::: DATA ENTRIES :::

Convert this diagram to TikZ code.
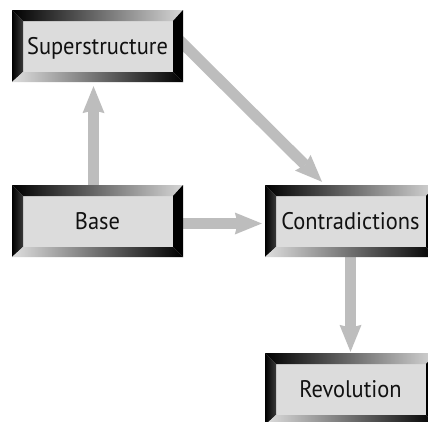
\documentclass[tikz,border=0pt]{standalone}
\usepackage{fontspec}
\newfontfamily\labelfont[FakeStretch=0.935]{PT Sans}
\usetikzlibrary{arrows.meta,calc,backgrounds}

\definecolor{boxface}{HTML}{DCDCDC}
\definecolor{flowgray}{HTML}{BDBDBD}
\definecolor{bevellight}{HTML}{D6D6D6}
\definecolor{bevelinner}{HTML}{3A3A3A}
\definecolor{labelink}{HTML}{111111}

\tikzset{
  % raised box with a shaded bevel frame
  bevelbox/.style={
    rectangle, minimum width=171pt, minimum height=72pt, inner sep=0pt,
    fill=boxface, text=labelink,
    font=\labelfont\fontsize{24}{28}\selectfont,
    text height=16.8pt, text depth=0pt,
    path picture={
      \coordinate (NW) at (path picture bounding box.north west);
      \coordinate (NE) at (path picture bounding box.north east);
      \coordinate (SE) at (path picture bounding box.south east);
      \coordinate (SW) at (path picture bounding box.south west);
      \coordinate (nw) at ($(NW)+(11pt,-11pt)$);
      \coordinate (ne) at ($(NE)+(-10pt,-11pt)$);
      \coordinate (se) at ($(SE)+(-10pt,10pt)$);
      \coordinate (sw) at ($(SW)+(11pt,10pt)$);
      \shade[left color=black, right color=bevellight]
        (NW) -- (NE) -- (ne) -- (nw) -- cycle;
      \shade[left color=black, right color=bevelinner]
        (NW) -- (nw) -- (sw) -- (SW) -- cycle;
      \fill[black] (NE) -- (SE) -- (se) -- (ne) -- cycle;
      \shade[left color=bevellight!80!white, right color=black]
        (SW) -- (sw) -- (se) -- (SE) -- cycle;
    }},
  flow/.style={
    draw=flowgray, line width=11pt,
    -{Stealth[length=27pt, width=22pt, inset=3pt, line width=0pt]}},
}

\begin{document}
\begin{tikzpicture}[x=1pt, y=-1pt]
  \useasboundingbox (0,0) rectangle (428,421);
  \clip (0,0) rectangle (428,421);

  \node[bevelbox] (super)  at (97.5,46)   {Superstructure};
  \node[bevelbox] (base)   at (97.5,221)  {Base};
  \node[bevelbox] (contra) at (350.5,221) {Contradictions};
  \node[bevelbox] (revo)   at (350.5,389) {Revolution};

  \begin{scope}[on background layer]
    \fill[white] (0,0) rectangle (428,421);
    \draw[flow] ([xshift=-4pt]base.north) -- ([xshift=-4pt,yshift=-4pt]super.south);
    \draw[flow] ([yshift=-2.5pt]base.east) -- ([xshift=-3pt,yshift=-2.5pt]contra.west);
    \draw[flow] ([xshift=-6pt,yshift=8pt]super.east) -- ([xshift=-28.5pt,yshift=3pt]contra.north);
    \draw[flow] (contra.south) -- ([yshift=1pt]revo.north);
  \end{scope}
\end{tikzpicture}
\end{document}
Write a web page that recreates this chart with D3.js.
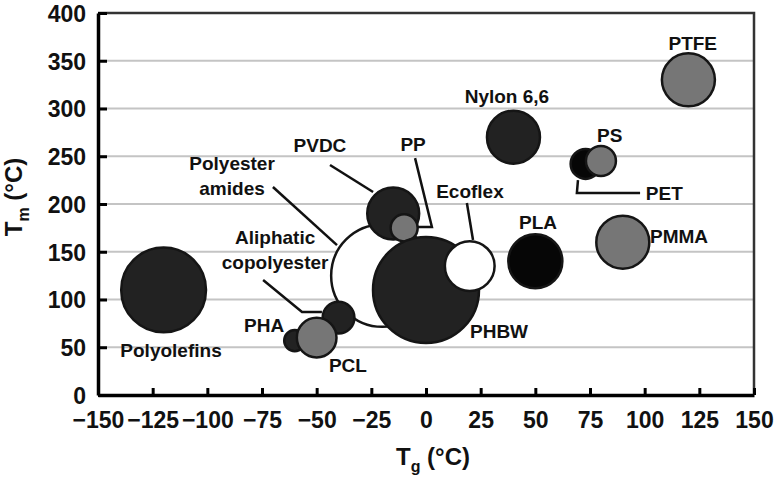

:::

## EXERCISE DESCRIPTION
Omit pictures; set down the rest of the material word for word.

## WRITTEN REPLY
Convert this diagram to TikZ code.
\documentclass[tikz,border=0pt]{standalone}
\usepackage{fontspec}
\newfontfamily\labelfont[FakeStretch=0.935]{PT Sans}
\usetikzlibrary{arrows.meta,calc,backgrounds}

\definecolor{boxface}{HTML}{DCDCDC}
\definecolor{flowgray}{HTML}{BDBDBD}
\definecolor{bevellight}{HTML}{D6D6D6}
\definecolor{bevelinner}{HTML}{3A3A3A}
\definecolor{labelink}{HTML}{111111}

\tikzset{
  % raised box with a shaded bevel frame
  bevelbox/.style={
    rectangle, minimum width=171pt, minimum height=72pt, inner sep=0pt,
    fill=boxface, text=labelink,
    font=\labelfont\fontsize{24}{28}\selectfont,
    text height=16.8pt, text depth=0pt,
    path picture={
      \coordinate (NW) at (path picture bounding box.north west);
      \coordinate (NE) at (path picture bounding box.north east);
      \coordinate (SE) at (path picture bounding box.south east);
      \coordinate (SW) at (path picture bounding box.south west);
      \coordinate (nw) at ($(NW)+(11pt,-11pt)$);
      \coordinate (ne) at ($(NE)+(-10pt,-11pt)$);
      \coordinate (se) at ($(SE)+(-10pt,10pt)$);
      \coordinate (sw) at ($(SW)+(11pt,10pt)$);
      \shade[left color=black, right color=bevellight]
        (NW) -- (NE) -- (ne) -- (nw) -- cycle;
      \shade[left color=black, right color=bevelinner]
        (NW) -- (nw) -- (sw) -- (SW) -- cycle;
      \fill[black] (NE) -- (SE) -- (se) -- (ne) -- cycle;
      \shade[left color=bevellight!80!white, right color=black]
        (SW) -- (sw) -- (se) -- (SE) -- cycle;
    }},
  flow/.style={
    draw=flowgray, line width=11pt,
    -{Stealth[length=27pt, width=22pt, inset=3pt, line width=0pt]}},
}

\begin{document}
\begin{tikzpicture}[x=1pt, y=-1pt]
  \useasboundingbox (0,0) rectangle (428,421);
  \clip (0,0) rectangle (428,421);

  \node[bevelbox] (super)  at (97.5,46)   {Superstructure};
  \node[bevelbox] (base)   at (97.5,221)  {Base};
  \node[bevelbox] (contra) at (350.5,221) {Contradictions};
  \node[bevelbox] (revo)   at (350.5,389) {Revolution};

  \begin{scope}[on background layer]
    \fill[white] (0,0) rectangle (428,421);
    \draw[flow] ([xshift=-4pt]base.north) -- ([xshift=-4pt,yshift=-4pt]super.south);
    \draw[flow] ([yshift=-2.5pt]base.east) -- ([xshift=-3pt,yshift=-2.5pt]contra.west);
    \draw[flow] ([xshift=-6pt,yshift=8pt]super.east) -- ([xshift=-28.5pt,yshift=3pt]contra.north);
    \draw[flow] (contra.south) -- ([yshift=1pt]revo.north);
  \end{scope}
\end{tikzpicture}
\end{document}
Write a web page that recreates this chart with D3.js.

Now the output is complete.